Algunas de las descripciones que hace de políticos del momento serían trasladables a políticos actuales de nuestro contexto (ustedes pueden pensar a quien se podrían aplicar mejor). Por ejemplo, cuando habla de su colega de gobierno Michel Hébert, ministro de Justicia, señala: «Pero no era tonto, ni siquiera malo, sino que tenía el espíritu rígido y sin fisuras, nunca sabía doblegarse oportunamente ni rectificar a tiempo, y caía en la violencia sin querer por la ignorancia de los matices». Él atribuye todo esto a que Hébert antes era magistrado, un atributo que le quitaba flexibilidad. Se trata de una advocación contraria a la falta de criterio político que asocia con los abogados que se dedican a la política: «No pueden escapar a una de estos dos costumbres: se habitúan a defender lo que no creen o a convencerse muy fácilmente de lo que quieren defender».

Por otra parte, hablando de los revolucionarios de tipo socialista, retrata sus desuniones políticas y su confusión ideológica diciendo: «Uno pretendía destruir la desigualdad de fortunas; el otro, la desigualdad de las facultades, y el tercero aspiraba a nivelar la más antigua de las desigualdades, la del hombre y la mujer […]. La república no aparece más que como un medio, no como un fin».

En un plano más general, refiriéndose a la política francesa desde una perspectiva histórica, muestra la centralización como una de sus características más permanentes: «Cuando se dice entre nosotros que no hay nada que se encuentre a salvo de las revoluciones, yo afirmo que no es cierto y que la centralización sí se encuentra allí. En Francia sólo hay algo que no se puede hacer, un gobierno libre, y sólo hay una institución que no se puede destruir, la centralización. ¿Cómo podría morir? Los enemigos de los gobiernos la aman, y los gobernantes la adoran» (sin comentarios)

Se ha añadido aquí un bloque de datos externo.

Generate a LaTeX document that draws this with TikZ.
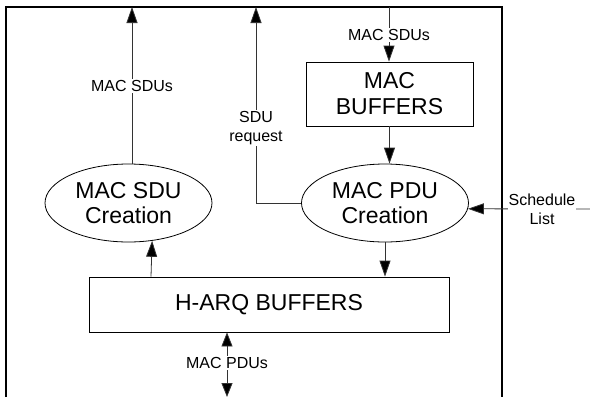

¿Han cambiado las cosas más de 150 años después? Tocqueville estaba convencido de que el movimiento de las sociedades modernas hacia la igualdad resultaba inevitable. Su pregunta era si una sociedad igualitaria sería liberal o totalitaria. Así, se planteaba si la igualdad era compatible o no con las libertades políticas (creo que no le habría sorprendido mucho la evolución del siglo XX y de sus revoluciones y reformas). La pregunta coincidía con la de Marx, pero mientras que este último, en el terreno empírico, miraba sobre todo a las organizaciones de las clases trabajadoras europeas, Tocqueville miraba cómo evolucionaba la sociedad de los Estados Unidos.

Stuart Mill admiraba a Tocqueville, aunque sólo era un año más joven. Sus comentarios a ‘La democracia en América’ se han convertido en un texto clásico para los estudiosos de la teoría política de raíz liberal y democrática (tal vez de eso hablaremos otro día).